User-centric Music Recommendations

TL;DR

The paper tackles the lack of explainability in music recommendations by proposing a user-centric, explainable pipeline that personalizes recommendations for moments in time using a single user’s historical Last.fm plays and Spotify features. It introduces a four-phase framework that first estimates moment-specific tag strengths, then predicts target Spotify audio features (danceability in the study), and finally ranks tracks by similarity to the predicted features, with Phase Four planned for diversity and user control. A musical moments dataset is created by aggregating 90k+ plays into 14,203 hourly moments with 1,000 tag features and 12 Spotify features; phase-two regression models are evaluated, with XGBoost providing the best RMSE (0.091) compared to baselines. The work demonstrates a path toward interpretable, time-aware personalized music recommendations and outlines clear directions for extending to multiple users, multi-target targets, and richer explainability techniques.

Abstract

This work presents a user-centric recommendation framework, designed as a pipeline with four distinct, connected, and customizable phases. These phases are intended to improve explainability and boost user engagement. We have collected the historical Last.fm track playback records of a single user over approximately 15 years. The collected dataset includes more than 90,000 playbacks and approximately 14,000 unique tracks. From track playback records, we have created a dataset of user temporal contexts (each row is a specific moment when the user listened to certain music descriptors). As music descriptors, we have used community-contributed Last.fm tags and Spotify audio features. They represent the music that, throughout years, the user has been listening to. Next, given the most relevant Last.fm tags of a moment (e.g. the hour of the day), we predict the Spotify audio features that best fit the user preferences in that particular moment. Finally, we use the predicted audio features to find tracks similar to these features. The final aim is to recommend (and discover) tracks that the user may feel like listening to at a particular moment. For our initial study case, we have chosen to predict only a single audio feature target: danceability. The framework, however, allows to include more target variables. The ability to learn the musical habits from a single user can be quite powerful, and this framework could be extended to other users.
Paper Structure (26 sections, 4 figures, 2 tables)

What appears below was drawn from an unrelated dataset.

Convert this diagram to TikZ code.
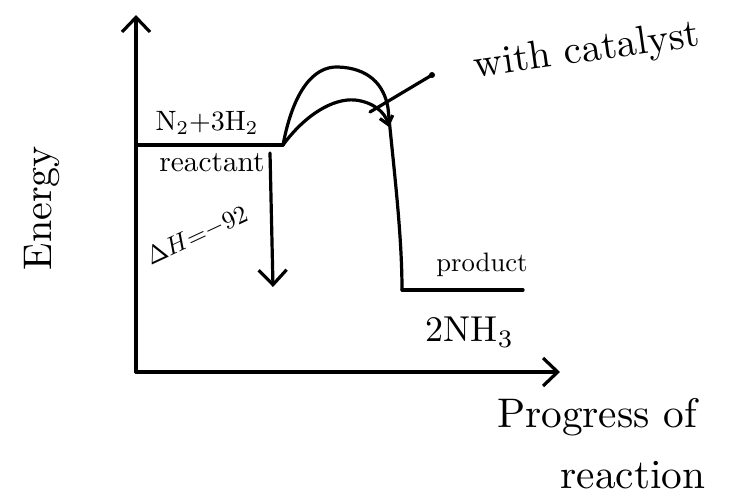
\documentclass[tikz,border=0pt]{standalone}
\usetikzlibrary{arrows.meta}

\tikzset{every picture/.style={line width=2.4pt}}
\tikzset{pen/.style={line cap=round,line join=round},
  bigtip/.style={-{Straight Barb[length=11pt,width=21pt,line width=2.4pt]}},
  smalltip/.style={-{Straight Barb[length=6pt,width=10pt,line width=2.4pt]}}}

\begin{document}
\begin{tikzpicture}[x=0.75pt,y=0.75pt,yscale=-1,xscale=1]
\path (0,0) rectangle (731,499); %keep the page size

%Coordinates
\coordinate (O) at (136,372);
\coordinate (ytop) at (136,15);
\coordinate (xend) at (560,372);
\coordinate (rL) at (136,145);
\coordinate (rR) at (283,145);
\coordinate (pL) at (402,290);
\coordinate (pR) at (523,290);
\coordinate (dhA) at (270,153);
\coordinate (dhB) at (273,287);
\coordinate (dot) at (432,75);
\coordinate (pt) at (370,112);

%Axes
\draw [pen,bigtip] (O) -- (ytop);
\draw [pen,bigtip] (O) -- (xend);

%Energy levels
\draw [pen] (rL) -- (rR);
\draw [pen] (pL) -- (pR);

%Uncatalysed hump
\draw [pen] (rR) .. controls (293,92) and (313,66) .. (338,67) .. controls (368,68) and (384,84) .. (388,108) .. controls (394,170) and (402,235) .. (pL);

%Catalysed hump
\draw [pen,smalltip] (rR) .. controls (305,115) and (333,98) .. (355,100) .. controls (373,102) and (385,112) .. (389,127);

%Enthalpy change
\draw [pen,bigtip] (dhA) -- (dhB);

%Pointer
\draw [pen] (dot) -- (pt);
\fill (dot) circle (3);

% Text Node
\draw (207,123) node [scale=2.1] (reacteq) {N$_2$+3H$_2$};
% Text Node
\draw (212,163) node [scale=2.2] (reactlbl) {reactant};
% Text Node
\draw (197,236) node [scale=1.9,rotate=25] (dh) {$\Delta H{=}{-}92$};
% Text Node
\draw (482,265) node [scale=2] (prodlbl) {product};
% Text Node
\draw (470,332) node [scale=2.7] (prodeq) {2NH$_3$};
% Text Node
\draw (587,52) node [scale=3,rotate=8] (cat) {with catalyst};
% Text Node
\draw (42,208) node [scale=3,rotate=90] (energy) {Energy};
% Text Node
\draw (597,417) node [scale=3.1] (prog) {Progress of};
% Text Node
\draw (633,475) node [scale=3.1] (reac) {reaction};

\end{tikzpicture}
\end{document}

This paper contains 26 sections, 4 figures, 2 tables.

Figures (4)

  • Figure 1: Data gathering. We have collected the historical logs of a single user from Last.fm, for the 2007-2021 period. The data includes more than 90,000 track playback records. For each track the user has ever listened to, we have gathered Spotify audio features.
  • Figure 2: Data preparation.
  • Figure 3: Distribution of the danceability Spotify audio feature across 20,000 individual tracks, which correspond to the single-user dataset used in this paper.
  • Figure 4: Recommendation pipeline. The recommendation pipeline begins with a particular moment in time (the hour of the day). Phase one aggregates the available Last.fm tag strength values for this particular hour. Phase two predicts the most-suitable Spotify audio features for this hour, and finally Phase three selects the tracks that are closest to this prediction. The diagram also depicts Phase Four, to provide an idea of where this additional phase fits in the framework.